In a significant development that highlights the growing concern over forced labour practices in global supply chains, the Canadian Ombudsperson for Responsible Enterprise (CORE) has launched an investigation into the Canadian unit of Ralph Lauren, the renowned high-end fashion brand. The probe comes in response to allegations that the company’s supply relationships with Chinese entities involve the use of forced labour from the Uyghur minority. This move is part of a broader effort by Canadian authorities to ensure responsible business conduct and shed light on human rights abuses in supply chains.
Initiation of Investigation
The allegations against Ralph Lauren Canada emerged following a complaint lodged by a coalition of 28 civil society organizations. These organizations assert that the company’s supply chain links to Chinese firms that employ or benefit from Uyghur forced labour. This complaint prompted Sheri Meyerhoffer, the Ombudsperson, to deem the investigation necessary, thereby signaling the seriousness of the allegations.
Ralph Lauren’s parent company, based in the United States, has raised concerns over Canadian jurisdiction in this matter. It argues that its Canadian subsidiary lacks decision-making authority and that all operations are centrally managed from the US headquarters. This stance highlights the complex nature of multinational supply chains, where the delineation of responsibility and accountability can be convoluted. However, the Canadian authorities’ determination to investigate the matter suggests that jurisdictional challenges will not deter their pursuit of justice.
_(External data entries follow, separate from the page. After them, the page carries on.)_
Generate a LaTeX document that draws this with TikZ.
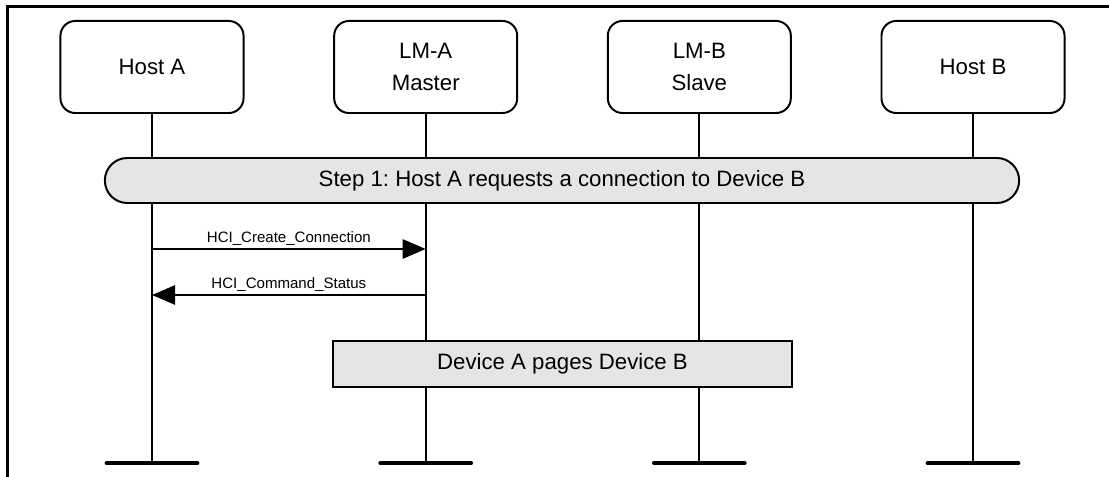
\documentclass[tikz,border=0pt]{standalone}
\usepackage{fontspec}
\setmainfont{Liberation Sans}
\usepackage{tikz}
\usetikzlibrary{arrows.meta,positioning,calc}
\frenchspacing
\tikzset{
  mscEntity/.style={draw=black, fill=white, rounded corners=10.5pt, line width=1.4pt,
    minimum width=4.575cm, minimum height=2.3cm,
    font=\fontsize{15.8}{22.6}\selectfont, align=center},
  mscStep/.style={draw=black, fill=gray!20, rounded corners=15.9pt, line width=1.4pt,
    minimum width=22.85cm, minimum height=1.125cm,
    font=\fontsize{15.8}{19}\selectfont, align=center},
  mscAction/.style={draw=black, fill=gray!20, line width=1.4pt,
    minimum width=11.475cm, minimum height=1.15cm,
    font=\fontsize{15.8}{19}\selectfont, align=center},
  %% Lifelines and their ends
  mscline/.style={line width=1.4pt},
  mscend/.style={line width=3.4pt, line cap=round},
  %% Message arrows
  mscmsg/.style={-{Triangle[length=16.4pt, width=13.7pt]}, line width=1.4pt},
  msclabel/.style={font=\fontsize{10.7}{12}\selectfont, above, inner sep=2pt},
}

\begin{document}
\begin{tikzpicture}[x=0.025cm, y=-0.025cm]
\useasboundingbox (0,0) rectangle (1109,477);

%% Frame
\draw[line width=1.8pt] (7.5,477) -- (7.5,6.5) -- (1109,6.5);

%% Participants
\node[mscEntity] (pHostA) at (152.0,67) {Host A};
\node[mscEntity] (pLMA)   at (425.7,67) {LM-A\\Master};
\node[mscEntity] (pLMB)   at (699.3,67) {LM-B\\Slave};
\node[mscEntity] (pHostB) at (973.0,67) {Host B};

%% Lifelines
\coordinate (lifeEnd) at (0,463);
\foreach \p in {pHostA,pLMA,pLMB,pHostB}{
  \draw[mscline] (\p.south) -- (\p |- lifeEnd);
  \draw[mscend] ($(\p |- lifeEnd)+(-45,0)$) -- ($(\p |- lifeEnd)+(45,0)$);
}

%% Step and action boxes
\node[mscStep]   (step1) at (562,180.5) {Step 1: Host A requests a connection to Device B};
\node[mscAction] (paging) at (562.5,364) {Device A pages Device B};

%% Messages
\coordinate (m1) at (0,249);
\coordinate (m2) at (0,295);
\draw[mscmsg] (pHostA |- m1) -- node[msclabel]{HCI\_Create\_Connection} (pLMA |- m1);
\draw[mscmsg] (pLMA |- m2) -- node[msclabel]{HCI\_Command\_Status} (pHostA |- m2);

\end{tikzpicture}
\end{document}
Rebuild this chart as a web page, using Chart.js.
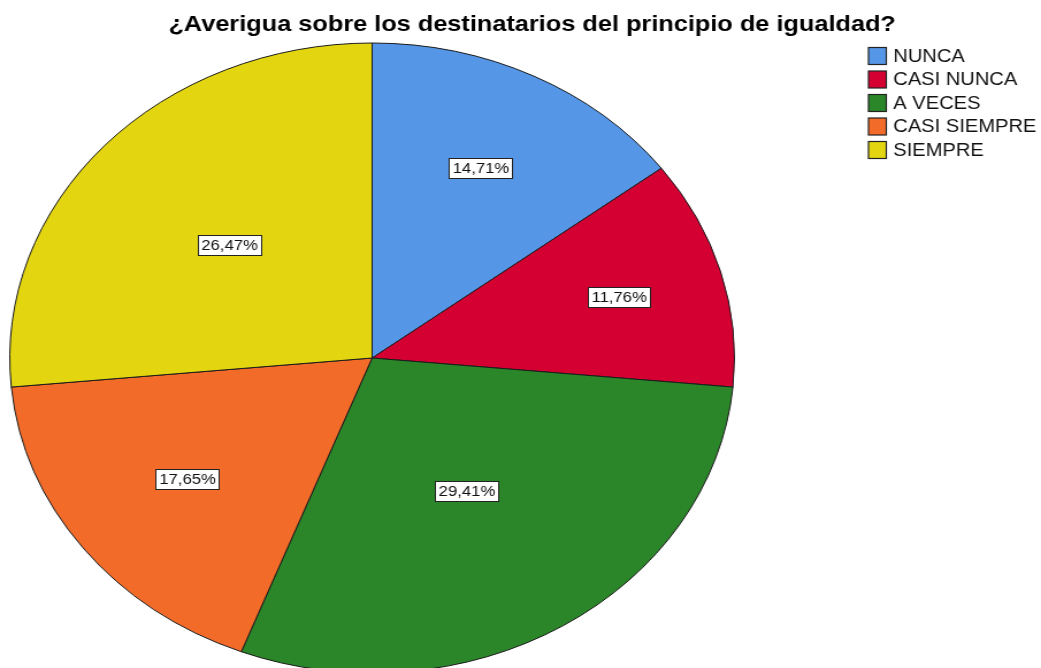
<!DOCTYPE html>
<html>
<head>
<meta charset="utf-8">
<script src="https://cdn.jsdelivr.net/npm/chart.js@4/dist/chart.umd.min.js"></script>
<style>
  html, body { margin: 0; padding: 0; background: #ffffff; overflow: hidden; }
  #wrap { width: 905px; height: 668px; transform: scaleX(1.1503); transform-origin: 0 0; }
</style>
</head>
<body>
<div id="wrap"><canvas id="c" width="905" height="668"></canvas></div>
<script>
const titleText = '¿Averigua sobre los destinatarios del principio de igualdad?';
const categories = ['NUNCA', 'CASI NUNCA', 'A VECES', 'CASI SIEMPRE', 'SIEMPRE'];
const percentages = [14.71, 11.76, 29.41, 17.65, 26.47];
const sliceColors = ['#5596e6', '#d50032', '#2a8629', '#f26b29', '#e3d611'];

const FONT = '"Liberation Sans", Arial, sans-serif';

const labelPlugin = {
  id: 'sliceLabels',
  afterDatasetsDraw(chart) {
    const ctx = chart.ctx;
    const meta = chart.getDatasetMeta(0);
    const values = chart.data.datasets[0].data;
    ctx.save();
    ctx.font = '14.5px ' + FONT;
    ctx.textAlign = 'center';
    ctx.textBaseline = 'middle';
    meta.data.forEach((arc, i) => {
      const p = arc.getProps(['x', 'y', 'startAngle', 'endAngle', 'outerRadius'], true);
      const a = p.endAngle - p.startAngle;
      const share = a / (2 * Math.PI);
      const mid = (p.startAngle + p.endAngle) / 2;
      // smaller slices get their label pushed further out
      const d = p.outerRadius * (0.85 - 1.2 * share);
      const cx = p.x + d * Math.cos(mid);
      const cy = p.y + d * Math.sin(mid);
      const txt = values[i].toFixed(2).replace('.', ',') + '%';
      const w = ctx.measureText(txt).width + 6;
      const h = 20;
      ctx.fillStyle = '#ffffff';
      ctx.fillRect(Math.round(cx - w / 2) + 0.5, Math.round(cy - h / 2) + 0.5, Math.round(w), h);
      ctx.strokeStyle = '#222222';
      ctx.lineWidth = 1;
      ctx.strokeRect(Math.round(cx - w / 2) + 0.5, Math.round(cy - h / 2) + 0.5, Math.round(w), h);
      ctx.fillStyle = '#111111';
      ctx.fillText(txt, cx, cy + 1);
    });
    ctx.restore();
  }
};

const titleLegendPlugin = {
  id: 'titleLegend',
  afterDraw(chart) {
    const ctx = chart.ctx;
    ctx.save();
    // title
    ctx.font = 'bold 22px ' + FONT;
    ctx.fillStyle = '#000000';
    ctx.textAlign = 'center';
    ctx.textBaseline = 'alphabetic';
    ctx.fillText(titleText, 462.6, 31);
    // legend
    const labels = chart.data.labels;
    const cols = chart.data.datasets[0].backgroundColor;
    ctx.font = '17.5px ' + FONT;
    ctx.textAlign = 'left';
    ctx.textBaseline = 'middle';
    labels.forEach((lab, i) => {
      const cy = 56 + i * 23.5;
      ctx.fillStyle = cols[i];
      ctx.fillRect(755, cy - 8.5, 15.5, 17);
      ctx.strokeStyle = '#222222';
      ctx.lineWidth = 1.2;
      ctx.strokeRect(755, cy - 8.5, 15.5, 17);
      ctx.fillStyle = '#111111';
      ctx.fillText(lab, 776.5, cy + 1);
    });
    ctx.restore();
  }
};

new Chart(document.getElementById('c'), {
  type: 'pie',
  data: {
    labels: categories,
    datasets: [{
      data: percentages,
      backgroundColor: sliceColors,
      borderColor: '#1a1a1a',
      borderWidth: 1
    }]
  },
  options: {
    responsive: false,
    animation: false,
    radius: 315,
    layout: { padding: { left: 8.5, right: 266.5, top: 48, bottom: 0 } },
    plugins: {
      legend: { display: false },
      title: { display: false },
      tooltip: { enabled: false }
    }
  },
  plugins: [labelPlugin, titleLegendPlugin]
});
</script>
</body>
</html>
Coalition’s Plea and Rights Advocacy
The Ottawa-based Uyghur Rights Advocacy Project has applauded the initiation of the investigation. The coalition asserts that there is credible evidence connecting Ralph Lauren to Chinese companies engaged in Uyghur forced labour practices. This support from advocacy groups underscores the importance of multinational corporations being held accountable for their supply chain practices, ensuring they do not contribute to human rights violations.
Uyghur Forced Labour
The allegations against Ralph Lauren are set within the broader backdrop of accusations against China for its treatment of Uyghurs and other Muslim minorities. Reports suggest that over a million individuals have been placed in re-education camps, drawing global condemnation. Uyghur Muslims, predominantly residing in China’s Xinjiang region, have allegedly faced a range of abuses, including forced labour. The international community, including Western nations and the United Nations, has expressed deep concern, with some labeling the situation as genocide and a crime against humanity.
China’s Denial and Ongoing Debate
China denies the allegations of forced labour and human rights abuses, presenting the re-education facilities as vocational centers aimed at countering extremism. However, this narrative has been met with skepticism by many Western nations and international human rights bodies. The ongoing debate highlights the need for thorough investigations to uncover the truth and ensure responsible business practices are upheld.
The initiation of a probe against Ralph Lauren Canada underscores the urgency of addressing forced labour concerns within global supply chains. As the investigation unfolds, it serves as a reminder that multinational corporations must be vigilant in monitoring and addressing human rights abuses in their operations. The allegations also highlight the complex web of jurisdictional challenges that arise in the context of global business. Regardless of these challenges, the pursuit of justice remains paramount, signaling a broader commitment to safeguarding human rights and ethical business conduct on a global scale.